==== Data
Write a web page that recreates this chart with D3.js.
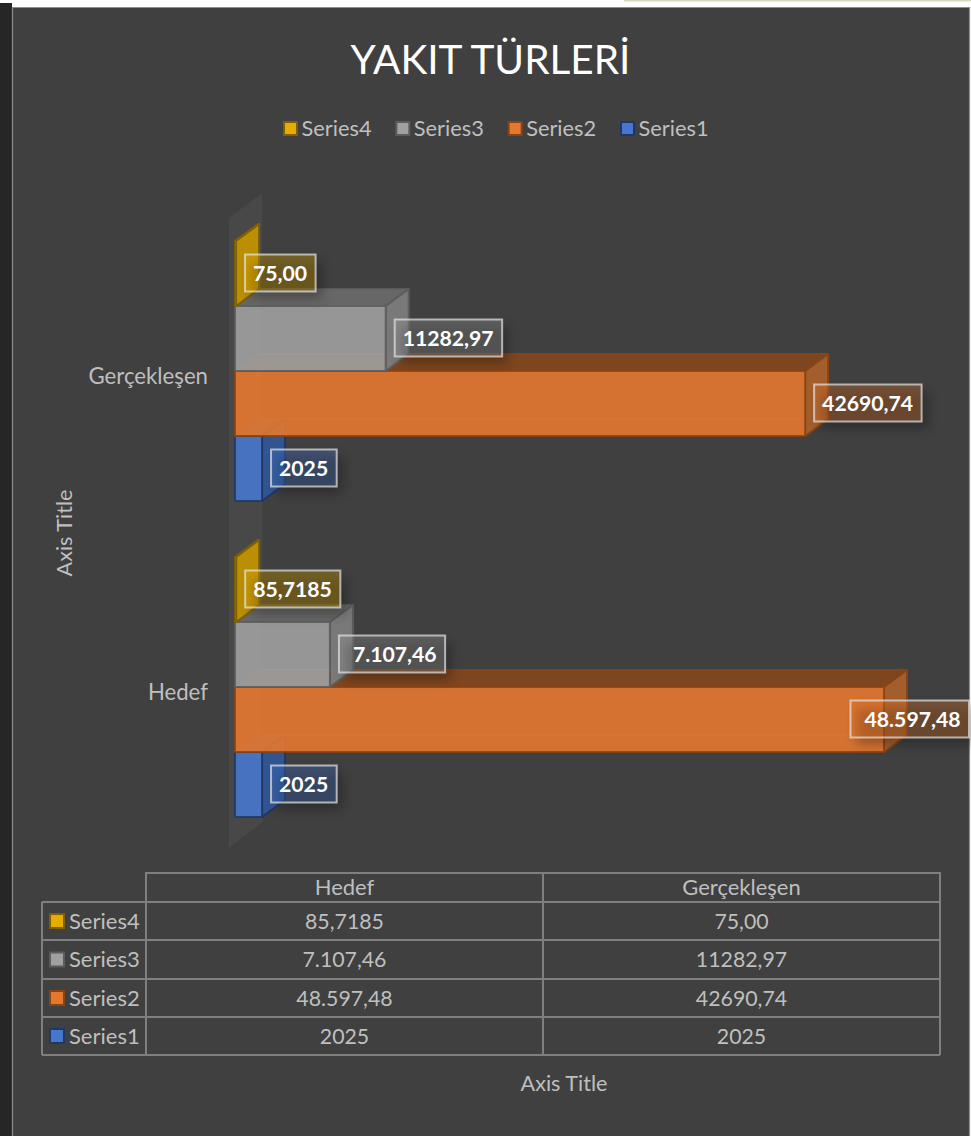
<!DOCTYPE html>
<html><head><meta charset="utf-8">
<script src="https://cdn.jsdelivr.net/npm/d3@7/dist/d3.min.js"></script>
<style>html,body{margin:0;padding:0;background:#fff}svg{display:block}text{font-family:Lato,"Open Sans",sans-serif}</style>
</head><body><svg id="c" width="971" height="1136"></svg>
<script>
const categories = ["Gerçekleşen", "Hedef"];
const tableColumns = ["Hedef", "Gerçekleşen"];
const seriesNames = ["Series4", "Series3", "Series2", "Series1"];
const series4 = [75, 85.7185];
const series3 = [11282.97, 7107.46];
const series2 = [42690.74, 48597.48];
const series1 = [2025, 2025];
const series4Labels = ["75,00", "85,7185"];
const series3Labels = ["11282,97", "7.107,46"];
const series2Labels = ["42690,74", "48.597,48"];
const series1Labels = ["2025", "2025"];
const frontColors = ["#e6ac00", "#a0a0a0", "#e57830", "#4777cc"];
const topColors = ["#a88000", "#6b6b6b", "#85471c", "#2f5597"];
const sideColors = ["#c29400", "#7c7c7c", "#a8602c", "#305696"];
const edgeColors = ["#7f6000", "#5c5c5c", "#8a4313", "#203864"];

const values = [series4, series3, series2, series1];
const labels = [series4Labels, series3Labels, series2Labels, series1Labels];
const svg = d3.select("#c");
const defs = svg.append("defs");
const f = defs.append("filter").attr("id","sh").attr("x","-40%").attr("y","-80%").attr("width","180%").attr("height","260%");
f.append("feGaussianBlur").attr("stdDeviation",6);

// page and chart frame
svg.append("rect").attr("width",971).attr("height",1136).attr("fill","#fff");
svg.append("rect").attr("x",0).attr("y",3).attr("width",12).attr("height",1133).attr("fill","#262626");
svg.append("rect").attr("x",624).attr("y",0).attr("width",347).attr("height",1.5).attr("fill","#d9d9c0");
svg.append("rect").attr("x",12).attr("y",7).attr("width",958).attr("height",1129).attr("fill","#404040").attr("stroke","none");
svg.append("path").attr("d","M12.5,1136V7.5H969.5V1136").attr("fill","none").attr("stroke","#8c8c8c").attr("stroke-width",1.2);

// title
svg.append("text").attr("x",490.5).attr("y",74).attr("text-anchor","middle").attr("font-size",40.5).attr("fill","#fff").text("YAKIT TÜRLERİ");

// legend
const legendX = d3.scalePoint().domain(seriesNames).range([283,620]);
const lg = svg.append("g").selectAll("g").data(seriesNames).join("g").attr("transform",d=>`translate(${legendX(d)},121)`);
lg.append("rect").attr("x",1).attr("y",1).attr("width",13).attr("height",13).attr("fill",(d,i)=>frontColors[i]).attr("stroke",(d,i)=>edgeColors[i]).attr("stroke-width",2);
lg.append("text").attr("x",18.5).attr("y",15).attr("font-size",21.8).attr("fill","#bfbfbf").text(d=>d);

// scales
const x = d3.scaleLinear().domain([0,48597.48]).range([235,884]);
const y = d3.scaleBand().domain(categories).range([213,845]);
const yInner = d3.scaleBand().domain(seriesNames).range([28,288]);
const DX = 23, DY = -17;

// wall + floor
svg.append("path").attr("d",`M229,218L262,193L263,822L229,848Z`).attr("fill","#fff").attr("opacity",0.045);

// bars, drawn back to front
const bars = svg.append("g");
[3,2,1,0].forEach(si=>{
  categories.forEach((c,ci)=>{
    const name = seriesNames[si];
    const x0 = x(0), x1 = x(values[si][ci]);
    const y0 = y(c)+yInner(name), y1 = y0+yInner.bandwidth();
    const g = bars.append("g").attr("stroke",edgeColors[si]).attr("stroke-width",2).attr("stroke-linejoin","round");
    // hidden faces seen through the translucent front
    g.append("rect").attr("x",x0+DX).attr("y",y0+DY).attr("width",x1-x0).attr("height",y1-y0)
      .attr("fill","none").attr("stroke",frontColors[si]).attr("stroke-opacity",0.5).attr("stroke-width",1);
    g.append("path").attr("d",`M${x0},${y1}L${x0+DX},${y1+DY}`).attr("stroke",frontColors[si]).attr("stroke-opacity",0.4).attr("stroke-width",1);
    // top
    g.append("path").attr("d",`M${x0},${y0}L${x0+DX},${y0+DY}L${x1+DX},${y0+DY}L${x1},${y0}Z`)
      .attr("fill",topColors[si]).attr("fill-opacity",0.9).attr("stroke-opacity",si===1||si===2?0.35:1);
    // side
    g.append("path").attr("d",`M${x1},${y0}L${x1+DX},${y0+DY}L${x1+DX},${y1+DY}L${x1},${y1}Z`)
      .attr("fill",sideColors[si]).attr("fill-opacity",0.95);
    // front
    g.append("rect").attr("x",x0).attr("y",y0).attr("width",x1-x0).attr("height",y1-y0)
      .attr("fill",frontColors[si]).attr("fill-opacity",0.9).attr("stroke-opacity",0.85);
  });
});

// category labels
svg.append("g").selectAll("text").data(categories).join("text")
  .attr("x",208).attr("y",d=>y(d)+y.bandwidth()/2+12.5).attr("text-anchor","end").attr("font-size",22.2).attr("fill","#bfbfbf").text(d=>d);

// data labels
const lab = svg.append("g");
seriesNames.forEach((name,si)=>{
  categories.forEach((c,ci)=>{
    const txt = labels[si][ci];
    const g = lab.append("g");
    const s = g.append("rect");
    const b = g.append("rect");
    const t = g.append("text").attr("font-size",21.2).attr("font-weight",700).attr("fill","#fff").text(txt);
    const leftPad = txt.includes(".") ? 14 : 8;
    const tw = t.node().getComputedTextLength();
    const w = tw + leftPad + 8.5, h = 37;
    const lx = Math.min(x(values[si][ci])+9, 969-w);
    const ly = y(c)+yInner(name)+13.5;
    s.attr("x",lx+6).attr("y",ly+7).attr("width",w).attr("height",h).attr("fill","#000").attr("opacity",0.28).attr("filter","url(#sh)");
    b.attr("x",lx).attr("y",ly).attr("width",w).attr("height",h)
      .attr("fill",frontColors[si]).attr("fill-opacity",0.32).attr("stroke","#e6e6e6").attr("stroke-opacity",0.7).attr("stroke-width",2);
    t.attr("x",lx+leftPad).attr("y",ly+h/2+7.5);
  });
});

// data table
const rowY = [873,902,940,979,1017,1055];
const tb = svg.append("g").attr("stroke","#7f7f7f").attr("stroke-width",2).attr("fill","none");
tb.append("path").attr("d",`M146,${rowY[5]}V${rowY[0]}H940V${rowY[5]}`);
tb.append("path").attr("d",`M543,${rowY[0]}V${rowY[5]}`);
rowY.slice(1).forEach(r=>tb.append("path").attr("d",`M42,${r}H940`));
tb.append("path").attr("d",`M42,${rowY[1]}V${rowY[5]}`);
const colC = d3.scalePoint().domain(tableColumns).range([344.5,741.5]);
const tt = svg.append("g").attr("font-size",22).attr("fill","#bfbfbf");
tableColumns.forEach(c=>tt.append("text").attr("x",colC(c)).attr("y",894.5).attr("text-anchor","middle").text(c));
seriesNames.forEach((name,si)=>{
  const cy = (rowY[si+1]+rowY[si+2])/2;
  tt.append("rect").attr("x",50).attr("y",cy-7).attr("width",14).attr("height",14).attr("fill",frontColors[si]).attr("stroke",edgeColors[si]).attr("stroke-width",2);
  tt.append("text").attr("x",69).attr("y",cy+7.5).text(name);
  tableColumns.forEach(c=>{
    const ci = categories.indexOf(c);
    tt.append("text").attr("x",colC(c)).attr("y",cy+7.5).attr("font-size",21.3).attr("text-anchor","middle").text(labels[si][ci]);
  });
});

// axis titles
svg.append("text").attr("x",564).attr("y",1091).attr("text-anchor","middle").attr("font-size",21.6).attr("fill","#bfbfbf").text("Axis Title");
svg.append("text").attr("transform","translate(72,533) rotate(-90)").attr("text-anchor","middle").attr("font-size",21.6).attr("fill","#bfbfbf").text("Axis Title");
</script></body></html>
========
** Required task **
Copy out each line in the listing that has the word "page".

** Task answer **
Write a web page that recreates this chart with D3.js.
// page and chart frame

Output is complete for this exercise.